Director: S. Craig Zahler

Release date: 2015

It’s cowboys-versus-cannibals in this brilliant spin on the classic Western, with the always-fantastic Kurt Russell leading a small crew who must venture into a desolate, unforgiving wilderness on a rescue mission. Waiting for them is a nightmarish enemy that knows no mercy. Bone Tomahawk is elevated by a great script and a memorable cast of characters which the viewer is given plenty of time with before things inevitably go to shit. One scene in particular is so barbarous that it will have you reaching for the nearest pillow.


Tucker and Dale vs. Evil

Director: Eli Craig

Release date: 2010

Laugh-out-loud comedy-schlock with a heart of gold, as a pair of loveable, good-natured rednecks mistakenly cross paths with a group of vivacious college kids who mistake them for murderous sociopaths. One of the most enjoyably self-aware genre films in recent years, thanks to a great cast and a string of entertaining moments. All hail Alan Tudyk.


Evil Dead

Director: Fede Alvarez

Release date: 2013

Sam Raimi oversaw this remake of his revered original, and what could have been a recipe for disaster is actually a hysterical triumph and hardcore gore heaven. You know the deal – a cabin in the woods, a bunch of naive youngsters and a certain book whose pages contain a bad time for all concerned. The archetypal Friday night movie, this is one that’s best enjoyed loud and in the company of friends who can shriek along with you as the terror unfolds.


Let The Right One In

Director: Tomas Alfredson

Release date: 2008

This Scandinavian horror-noir was a sensation when it was first released in 2009. Nearly ten years later it still holds up, mixing a tender coming-of-age story with a chilling vampire tale to stunning effect. Like so many of its kind, it was remade for an American audience but the Swedish original remains completely untouchable.


Under The Skin

Director: Jonathan Glazer

Release date: 2013

It took 10 years to make and polarised audiences on release (to this day it’s still the only film I’ve seen people walk out at the cinema over), but Jonathan Glazer’s third movie is high art and an out-and-out masterpiece.

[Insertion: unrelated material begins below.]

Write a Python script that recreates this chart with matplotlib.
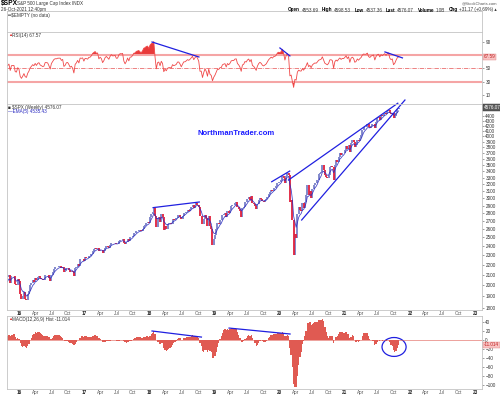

Hallucinatory, beautiful and disturbing, we watch Scarlett Johansson as she prowls the streets Glasgow in order to find victims for…what, exactly? Turn your rational brain off and immerse yourself in a stunning nightmare that is simply incredible to look at and listen to.


The Cabin In The Woods

Director: Drew Goddard

Release date: 2012

Drew Goddard and co-writer Joss Whedon took their love of horror movies and created a film that is equal parts homage and thrill-ride. Probably one of the less scary movies on this list, it’s still a blast to watch, bursting with invention and the sort of sparkling dialogue that Whedon is renowned for. The less you know about this film the better, owing to its post-modern plot, but horror geeks will enjoy getting their fangs into the spectacular denouement.